Presentato in concorso nella sezione di Alice nella Città, Butterfly è la seconda collaborazione di Alessandro Cassigoli e Casey Kauffman e racconta l’ascesa agonistica di Irma Testa (qui interprete di se stessa), la prima giovanissima pugile italiana a partecipare alle Olimpiadi di Rio del 2016. Cassigoli e Kauffman fondono sapientemente il registro documentario con il territorio della finzione, mettendo in primo piano il percorso introspettivo dell’atleta in cui emergono i sogni e i timori di un’adolescente che, reduce dalla delusione di una sconfitta, torna al mondo degli affetti che aveva abbandonato per rinascere e riscoprire sé stessa.
Irma è una ragazza che vive nel degrado di Torre Annunziata e il suo sogno sin bambina è quello di diventare una campionessa del pugilato. Qui, piena di grinta e dedizione per la disciplina e guidata dalla figura paterna del maestro Lucio Zurlo, inizia un percorso fatto di sacrifici che la condurrà a qualificarsi alle Olimpiadi di Rio. Mentre tutti i media e la sua comunità sono attorno a lei, dietro l’immagine di una campionessa emergono le fragilità di una ragazza che sente gravitare su di sé il peso delle aspettative e di un successo arrivato troppo in fretta .

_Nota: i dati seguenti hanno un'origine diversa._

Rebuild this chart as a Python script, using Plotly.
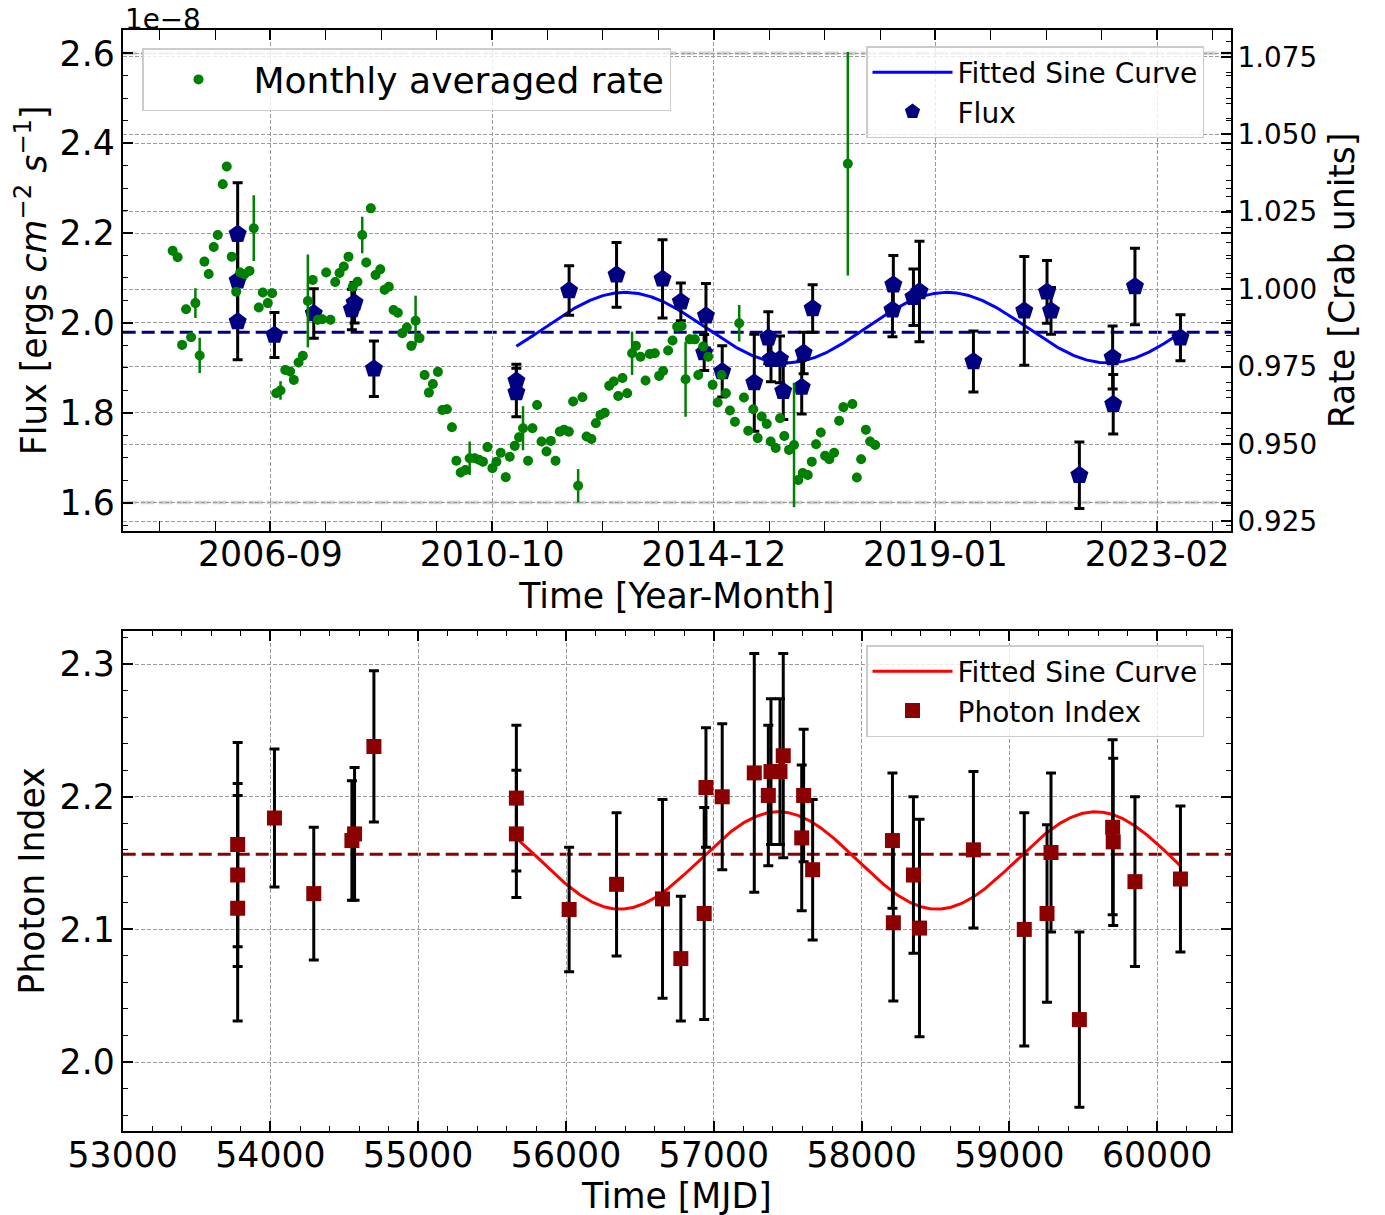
import numpy as np
import plotly.graph_objects as go
from datetime import datetime, timedelta

# ---------------- data ----------------
# Analysis bins (MJD) shared by flux and photon-index panels
bin_mjd = [53778, 53778, 53778, 54027, 54293, 54551, 54569, 54700, 55664, 55664,
           56021, 56342, 56653, 56777, 56935, 56947, 57057, 57274, 57369, 57387,
           57448, 57470, 57595, 57608, 57669, 58209, 58215, 58351, 58392, 58757,
           59101, 59255, 59282, 59474, 59699, 59703, 59850, 60158]

# Flux in units of 1e-8 erg cm^-2 s^-1
flux = [2.198, 2.094, 2.003, 1.973, 2.021, 2.030, 2.045, 1.898, 1.871, 1.845,
        2.072, 2.107, 2.098, 2.047, 1.934, 2.016, 1.892, 1.867, 1.967, 1.919,
        1.919, 1.848, 1.857, 1.933, 2.032, 2.029, 2.085, 2.057, 2.070, 1.914,
        2.027, 2.069, 2.027, 1.661, 1.923, 1.819, 2.081, 1.967]
flux_err = [0.114, 0.090, 0.085, 0.050, 0.055, 0.045, 0.045, 0.062, 0.037, 0.054,
            0.055, 0.072, 0.087, 0.042, 0.040, 0.072, 0.057, 0.108, 0.058, 0.050,
            0.052, 0.063, 0.060, 0.046, 0.053, 0.060, 0.065, 0.063, 0.112, 0.068,
            0.121, 0.070, 0.052, 0.074, 0.070, 0.066, 0.085, 0.051]

photon_index = [2.164, 2.141, 2.116, 2.184, 2.127, 2.167, 2.172, 2.238, 2.199, 2.172,
                2.115, 2.134, 2.123, 2.078, 2.112, 2.207, 2.200, 2.218, 2.201, 2.219,
                2.219, 2.231, 2.169, 2.201, 2.145, 2.167, 2.105, 2.141, 2.101, 2.160,
                2.100, 2.112, 2.158, 2.032, 2.177, 2.166, 2.136, 2.138]
photon_index_err = [0.077, 0.069, 0.085, 0.052, 0.050, 0.045, 0.050, 0.057, 0.055, 0.048,
                    0.047, 0.054, 0.075, 0.047, 0.080, 0.045, 0.055, 0.090, 0.053, 0.055,
                    0.055, 0.077, 0.055, 0.050, 0.053, 0.051, 0.059, 0.059, 0.082, 0.059,
                    0.088, 0.067, 0.060, 0.066, 0.066, 0.063, 0.064, 0.055]

# Monthly averaged rate (Crab units)
rate_mjd = [53338, 53372, 53402, 53429, 53463, 53492, 53521, 53553, 53582, 53616,
            53643, 53677, 53704, 53738, 53768, 53795, 53824, 53858, 53887, 53921,
            53948, 53982, 54011, 54039, 54068, 54100, 54133, 54158, 54190, 54219,
            54253, 54286, 54320, 54350, 54377, 54406, 54438, 54467, 54496, 54528,
            54557, 54589, 54621, 54648, 54679, 54711, 54743, 54772, 54801, 54833,
            54862, 54892, 54923, 54953, 54982, 55009,
            55043, 55072, 55099, 55133, 55163, 55194, 55228, 55258, 55287, 55319,
            55348, 55382, 55411, 55438, 55468, 55502, 55529, 55558, 55592, 55619,
            55653, 55682, 55709, 55743, 55773, 55804, 55834, 55868, 55897, 55929,
            55958, 55987, 56019, 56048, 56082, 56111, 56139, 56172, 56202, 56233,
            56262, 56292, 56323, 56353, 56382, 56414, 56447, 56473, 56504, 56538,
            56567, 56601, 56630, 56657, 56691, 56721, 56752, 56782, 56809, 56838,
            56872, 56895,
            56928, 56962, 56992, 57026, 57053, 57082, 57109, 57143, 57172, 57204,
            57233, 57267, 57297, 57324, 57358, 57385, 57419, 57448, 57477, 57509,
            57543, 57572, 57602, 57636, 57663, 57692, 57724, 57753, 57782, 57814,
            57848, 57877, 57907, 57938, 57968, 57997, 58029, 58058, 58092]
rate = [1.0124, 1.0103, 0.9820, 0.9935, 0.9845, 0.9955, 0.9786, 1.0089, 1.0049, 1.0136,
        1.0175, 1.0339, 1.0396, 1.0105, 0.9992, 1.0054, 1.0048, 1.0059, 1.0197, 0.9941,
        0.9989, 0.9955, 0.9987, 0.9664, 0.9673, 0.9739, 0.9734, 0.9707, 0.9763, 0.9785,
        0.9962, 1.0030, 0.9901, 0.9903, 1.0054, 0.9901, 1.0023, 1.0052, 1.0073, 1.0105,
        1.0008, 1.0024, 1.0175, 1.0086, 1.0261, 1.0046, 1.0064, 0.9998, 1.0008, 0.9933,
        0.9924, 0.9858, 0.9876, 0.9817, 0.9898, 0.9842,
        0.9723, 0.9666, 0.9694, 0.9733, 0.9610, 0.9612, 0.9554, 0.9446, 0.9408, 0.9416,
        0.9454, 0.9454, 0.9449, 0.9443, 0.9490, 0.9422, 0.9443, 0.9472, 0.9393, 0.9459,
        0.9494, 0.9522, 0.9551, 0.9446, 0.9551, 0.9626, 0.9508, 0.9476, 0.9510, 0.9446,
        0.9540, 0.9546, 0.9540, 0.9637, 0.9365, 0.9651, 0.9524, 0.9516, 0.9567, 0.9594,
        0.9601, 0.9688, 0.9702, 0.9655, 0.9713, 0.9664, 0.9793, 0.9817, 0.9782, 0.9705,
        0.9791, 0.9793, 0.9720, 0.9736, 0.9802, 0.9834, 0.9879, 0.9881, 0.9709, 0.9838,
        0.9838, 0.9723,
        0.9815, 0.9782, 0.9691, 0.9634, 0.9723, 0.9664, 0.9608, 0.9572, 0.9890, 0.9650,
        0.9543, 0.9612, 0.9519, 0.9589, 0.9565, 0.9508, 0.9487, 0.9583, 0.9526, 0.9481,
        0.9497, 0.9384, 0.9406, 0.9400, 0.9443, 0.9499, 0.9537, 0.9462, 0.9451, 0.9472,
        0.9575, 0.9619, 1.0405, 0.9629, 0.9392, 0.9451, 0.9546, 0.9508, 0.9497]
rate_err = [0.0015, 0.0015, 0.0015, 0.0015, 0.0015, 0.0048, 0.0057, 0.0015, 0.0015, 0.0015,
            0.0015, 0.0015, 0.0015, 0.0015, 0.0015, 0.0015, 0.0015, 0.0015, 0.0106, 0.0015,
            0.0015, 0.0015, 0.0015, 0.0015, 0.0030, 0.0015, 0.0015, 0.0015, 0.0015, 0.0015,
            0.0150, 0.0015, 0.0015, 0.0015, 0.0015, 0.0015, 0.0015, 0.0015, 0.0015, 0.0015,
            0.0015, 0.0015, 0.0059, 0.0015, 0.0015, 0.0015, 0.0015, 0.0015, 0.0015, 0.0015,
            0.0015, 0.0015, 0.0015, 0.0015, 0.0081, 0.0015,
            0.0015, 0.0015, 0.0015, 0.0015, 0.0015, 0.0015, 0.0015, 0.0015, 0.0015, 0.0015,
            0.0054, 0.0015, 0.0015, 0.0015, 0.0015, 0.0015, 0.0015, 0.0015, 0.0015, 0.0015,
            0.0015, 0.0015, 0.0071, 0.0015, 0.0015, 0.0015, 0.0015, 0.0015, 0.0015, 0.0015,
            0.0015, 0.0015, 0.0015, 0.0015, 0.0054, 0.0015, 0.0015, 0.0015, 0.0015, 0.0015,
            0.0015, 0.0015, 0.0015, 0.0015, 0.0015, 0.0015, 0.0070, 0.0015, 0.0015, 0.0015,
            0.0015, 0.0015, 0.0015, 0.0015, 0.0015, 0.0015, 0.0015, 0.0015, 0.0121, 0.0015,
            0.0015, 0.0015,
            0.0015, 0.0015, 0.0015, 0.0015, 0.0015, 0.0015, 0.0015, 0.0015, 0.0059, 0.0015,
            0.0015, 0.0015, 0.0015, 0.0015, 0.0015, 0.0015, 0.0015, 0.0015, 0.0015, 0.0015,
            0.0201, 0.0015, 0.0015, 0.0015, 0.0015, 0.0015, 0.0015, 0.0015, 0.0015, 0.0015,
            0.0015, 0.0015, 0.0361, 0.0015, 0.0015, 0.0015, 0.0015, 0.0015, 0.0015]

# Mean levels (dashed lines)
flux_mean = 1.979
photon_index_mean = 2.1566
flux_ref_levels = [1.6, 2.6]

# Fitted sine parameters (offset + amp * cos(2*pi*(t - t_peak)/period))
flux_fit = dict(offset=1.9895, amp=0.0785, period=2177.0, t_peak=56400.0)
index_fit = dict(offset=2.152, amp=0.0367, period=2146.0, t_peak=57437.0)
fit_start, fit_end = 55664, 60158

# Axis tick positions
date_tick_mjd = [54000, 55500, 57000, 58500, 60000]
mjd_ticks = [53000, 54000, 55000, 56000, 57000, 58000, 59000, 60000]


def mjd_to_label(m):
    return (datetime(1858, 11, 17) + timedelta(days=m)).strftime("%Y-%m")


def sine(t, p):
    return p["offset"] + p["amp"] * np.cos(2 * np.pi * (t - p["t_peak"]) / p["period"])


t_fit = np.linspace(fit_start, fit_end, 600)

# ---------------- figure ----------------
W, H = 1385, 1215
OFF = 8  # page body offset of the plot div
FONT = "DejaVu Sans"
TICK = 34.7
SMALL = 27.8


def fx(px):
    return (px - OFF) / W


def fy(py):
    return 1 - (py - OFF) / H


fig = go.Figure()

fig.add_trace(go.Scatter(
    x=t_fit, y=sine(t_fit, flux_fit), mode="lines",
    line=dict(color="#0000ff", width=3), name="Fitted Sine Curve",
    xaxis="x", yaxis="y", legend="legend2"))
fig.add_trace(go.Scatter(
    x=bin_mjd, y=flux, mode="markers", name="Flux",
    marker=dict(symbol="pentagon", size=19, color="#000080", line=dict(width=0)),
    error_y=dict(type="data", array=flux_err, color="black", thickness=3, width=5),
    xaxis="x", yaxis="y", legend="legend2"))

fig.add_trace(go.Scatter(
    x=t_fit, y=sine(t_fit, index_fit), mode="lines",
    line=dict(color="#ff0000", width=3), name="Fitted Sine Curve",
    xaxis="x2", yaxis="y3", legend="legend3"))
fig.add_trace(go.Scatter(
    x=bin_mjd, y=photon_index, mode="markers", name="Photon Index",
    marker=dict(symbol="square", size=15, color="#8b0000", line=dict(width=0)),
    error_y=dict(type="data", array=photon_index_err, color="black", thickness=3, width=5),
    xaxis="x2", yaxis="y3", legend="legend3"))

fig.add_trace(go.Scatter(
    x=rate_mjd, y=rate, mode="markers", name="Monthly averaged rate",
    marker=dict(symbol="circle", size=10, color="#008000", line=dict(width=0)),
    error_y=dict(type="data", array=rate_err, color="#008000", thickness=2.5, width=0),
    xaxis="x", yaxis="y2", legend="legend", showlegend=True))

# Shapes: reference levels and mean lines
for lvl in flux_ref_levels:
    fig.add_shape(type="line", xref="x domain", yref="y", x0=0, x1=1, y0=lvl, y1=lvl,
                  line=dict(color="#d3d3d3", width=3.5, dash="14px,4px"), layer="below")
fig.add_shape(type="line", xref="x domain", yref="y", x0=0, x1=1, y0=flux_mean, y1=flux_mean,
              line=dict(color="#000080", width=3, dash="13px,6px"), layer="below")
fig.add_shape(type="line", xref="x2 domain", yref="y3", x0=0, x1=1,
              y0=photon_index_mean, y1=photon_index_mean,
              line=dict(color="#8b0000", width=3, dash="13px,6px"), layer="below")

grid = dict(showgrid=True, gridcolor="#9a9a9a", griddash="4px,2px", gridwidth=1)
axis_common = dict(showline=True, linecolor="black", linewidth=2, ticks="inside",
                   ticklen=10, tickwidth=1.5, tickcolor="black", zeroline=False,
                   automargin=False,
                   tickfont=dict(family=FONT, size=TICK, color="black"),
                   title_font=dict(family=FONT, size=TICK, color="black"), **grid)

xdom = [fx(122.7), fx(1231)]
top_dom = [fy(530.7), fy(30)]
bot_dom = [fy(1131), fy(631)]

legend_style = dict(xanchor="left", yanchor="top", bgcolor="rgba(255,255,255,0.8)",
                    bordercolor="#cccccc", borderwidth=1.5)

fig.update_layout(
    width=W, height=H, template="none", showlegend=True,
    margin=dict(l=0, r=0, t=0, b=0),
    plot_bgcolor="white", paper_bgcolor="white",
    font=dict(family=FONT, color="black"),
    xaxis=dict(domain=xdom, anchor="y", range=[53000, 60500],
               tickmode="array", tickvals=date_tick_mjd,
               ticktext=[mjd_to_label(m) for m in date_tick_mjd],
               mirror="allticks", ticklabelstandoff=-8,
               minor=dict(tickmode="linear", tick0=54000, dtick=375, ticks="inside",
                          ticklen=5, tickwidth=1.2, tickcolor="black", showgrid=False),
               title=dict(text="Time [Year-Month]", standoff=10),
               **axis_common),
    yaxis=dict(domain=top_dom, anchor="x", range=[1.5375, 2.652],
               tick0=1.6, dtick=0.2, tickformat=".1f", mirror="allticks",
               ticklabelstandoff=-1,
               minor=dict(tick0=1.6, dtick=0.05, ticks="inside", ticklen=5,
                          tickwidth=1.2, tickcolor="black", showgrid=False),
               title=dict(text="Flux [ergs <i>cm</i><sup>−2</sup> <i>s</i><sup>−1</sup>]",
                          standoff=8),
               **axis_common),
    yaxis2=dict(overlaying="y", side="right", anchor="x", range=[0.922, 1.0837],
                tick0=0.925, dtick=0.025, tickformat=".3f", ticklabelstandoff=-1,
                minor=dict(tick0=0.925, dtick=0.005, ticks="inside", ticklen=5,
                           tickwidth=1.2, tickcolor="black", showgrid=False),
                title=dict(text="Rate [Crab units]", standoff=14),
                **{**axis_common, "tickfont": dict(family=FONT, size=SMALL, color="black")}),
    xaxis2=dict(domain=xdom, anchor="y3", range=[53000, 60500],
                tickmode="array", tickvals=mjd_ticks, tickformat="d",
                mirror="allticks", ticklabelstandoff=-8,
                minor=dict(tickmode="linear", tick0=53000, dtick=200, ticks="inside",
                           ticklen=5, tickwidth=1.2, tickcolor="black", showgrid=False),
                title=dict(text="Time [MJD]", standoff=10),
                **axis_common),
    yaxis3=dict(domain=bot_dom, anchor="x2", range=[1.948, 2.325],
                tick0=2.0, dtick=0.1, tickformat=".1f", mirror="allticks",
                ticklabelstandoff=-1,
                minor=dict(tick0=2.0, dtick=0.02, ticks="inside", ticklen=5,
                           tickwidth=1.2, tickcolor="black", showgrid=False),
                title=dict(text="Photon Index", standoff=4),
                **axis_common),
    legend=dict(x=fx(142), y=fy(48), font=dict(family=FONT, size=36, color="black"),
                itemwidth=100, **legend_style),
    legend2=dict(x=fx(866), y=fy(46), font=dict(family=FONT, size=28, color="black"),
                 itemwidth=80, **legend_style),
    legend3=dict(x=fx(866), y=fy(645), font=dict(family=FONT, size=28, color="black"),
                 itemwidth=80, **legend_style),
    annotations=[dict(text="1e−8", xref="paper", yref="paper", x=fx(122.7), y=fy(20),
                      xanchor="left", yanchor="middle", showarrow=False,
                      font=dict(family=FONT, size=SMALL, color="black"))],
)

fig.write_html("out.html")
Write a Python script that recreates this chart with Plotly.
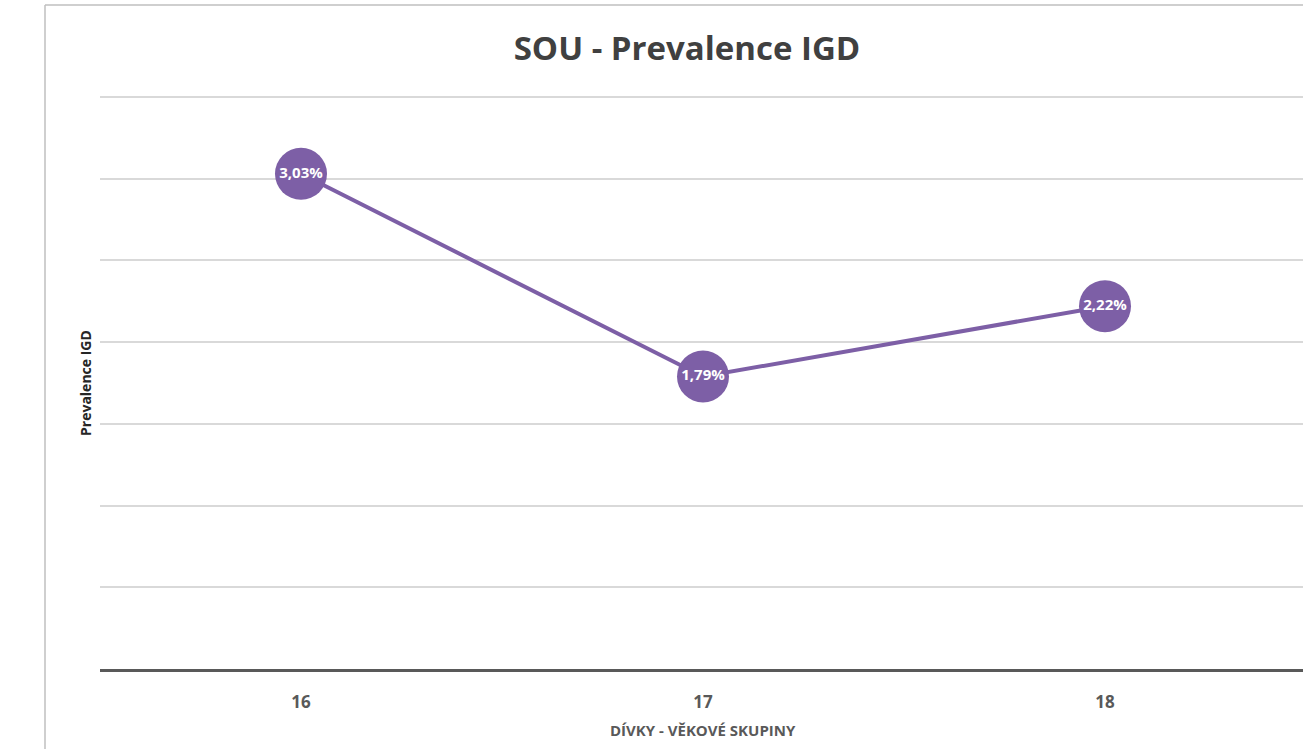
import plotly.graph_objects as go

# Prevalence of IGD among girls (SOU), by age group
ages = ["16", "17", "18"]
prevalence = [3.03, 1.79, 2.22]
labels = [f"<b>{v:.2f}%</b>".replace(".", ",") for v in prevalence]

purple = "#7d5fa6"
font_family = "Open Sans, Noto Sans, sans-serif"

# a little headroom above 3.5 so the top gridline stays visible
y_top = 3.5 + 3 / 163

fig = go.Figure()
fig.add_trace(go.Scatter(
    x=ages,
    y=prevalence,
    mode="lines+markers+text",
    line=dict(color=purple, width=4),
    marker=dict(size=52, color=purple, line=dict(width=0)),
    text=labels,
    textposition="middle center",
    textfont=dict(color="white", size=15, family=font_family),
    cliponaxis=False,
    hoverinfo="skip",
))

fig.update_layout(
    width=1303,
    height=749,
    margin=dict(l=100, r=0, t=94, b=80),
    paper_bgcolor="white",
    plot_bgcolor="white",
    showlegend=False,
    title=dict(
        text="<b>SOU - Prevalence IGD</b>",
        x=687 / 1303,
        xanchor="center",
        y=1 - 48 / 749,
        yanchor="middle",
        font=dict(size=33, color="#404040", family=font_family),
    ),
    xaxis=dict(
        type="category",
        range=[-0.5, 2.4925],
        showgrid=False,
        showline=True,
        linecolor="#595959",
        linewidth=3,
        ticks="outside",
        ticklen=16,
        tickcolor="rgba(0,0,0,0)",
        tickfont=dict(size=17, color="#595959", family=font_family),
        tickprefix="<b>",
        ticksuffix="</b>",
        zeroline=False,
    ),
    yaxis=dict(
        range=[0, y_top],
        dtick=0.5,
        showgrid=True,
        gridcolor="#d9d9d9",
        gridwidth=1.5,
        showticklabels=False,
        showline=False,
        zeroline=False,
        ticks="",
    ),
    annotations=[
        dict(
            text="<b>DÍVKY - VĚKOVÉ SKUPINY</b>",
            xref="paper", yref="paper",
            x=(703 - 100) / 1203, y=-(730 - 669) / 575,
            xanchor="center", yanchor="middle",
            showarrow=False,
            font=dict(size=15, color="#595959", family=font_family),
        ),
        dict(
            text="<b>Prevalence IGD</b>",
            xref="paper", yref="paper",
            x=-(100 - 85) / 1203, y=(669 - 383) / 575,
            xanchor="center", yanchor="middle",
            textangle=-90,
            showarrow=False,
            font=dict(size=14, color="#262626", family=font_family),
        ),
    ],
    shapes=[
        # chart frame (left and top edges)
        dict(type="line", xref="paper", yref="paper",
             x0=-(100 - 45) / 1203, x1=-(100 - 45) / 1203,
             y0=-0.2, y1=(669 - 5) / 575,
             line=dict(color="#bfbfbf", width=1.5)),
        dict(type="line", xref="paper", yref="paper",
             x0=-(100 - 45) / 1203, x1=1.05,
             y0=(669 - 5) / 575, y1=(669 - 5) / 575,
             line=dict(color="#bfbfbf", width=1.5)),
    ],
)

fig.write_html("out.html")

Lo sguardo di Cassigoli e Kauffman traccia con circospezione la fuga dalla realtà che Irma compie attraverso il mondo della box: è intraprendente e come una farfalla vuole fortemente spiccare il volo nel terreno impervio del pugilato, ma emergono alla massima potenza i dubbi e le speranze che lei affonda con colpi decisi sul ring per raggiungere il sogno di una vita. Ma la rabbia e la delusione per non aver raggiunto il podio alle Olimpiadi si trasformerà in un’opportunità di rinascita.
Non c’è retorica e il film intesse sapientemente le immagini di repertorio al racconto di finzione: la competizione tanto attesa, mostrata dal Maxischermo nel suo quartiere, è sostenuta dal caloroso affetto della sua gente. È un cinema solido che penetra nella realtà, svelando quei vuoti interiori che risiedono in ognuno di noi, anteponendo la persona al racconto del personaggio.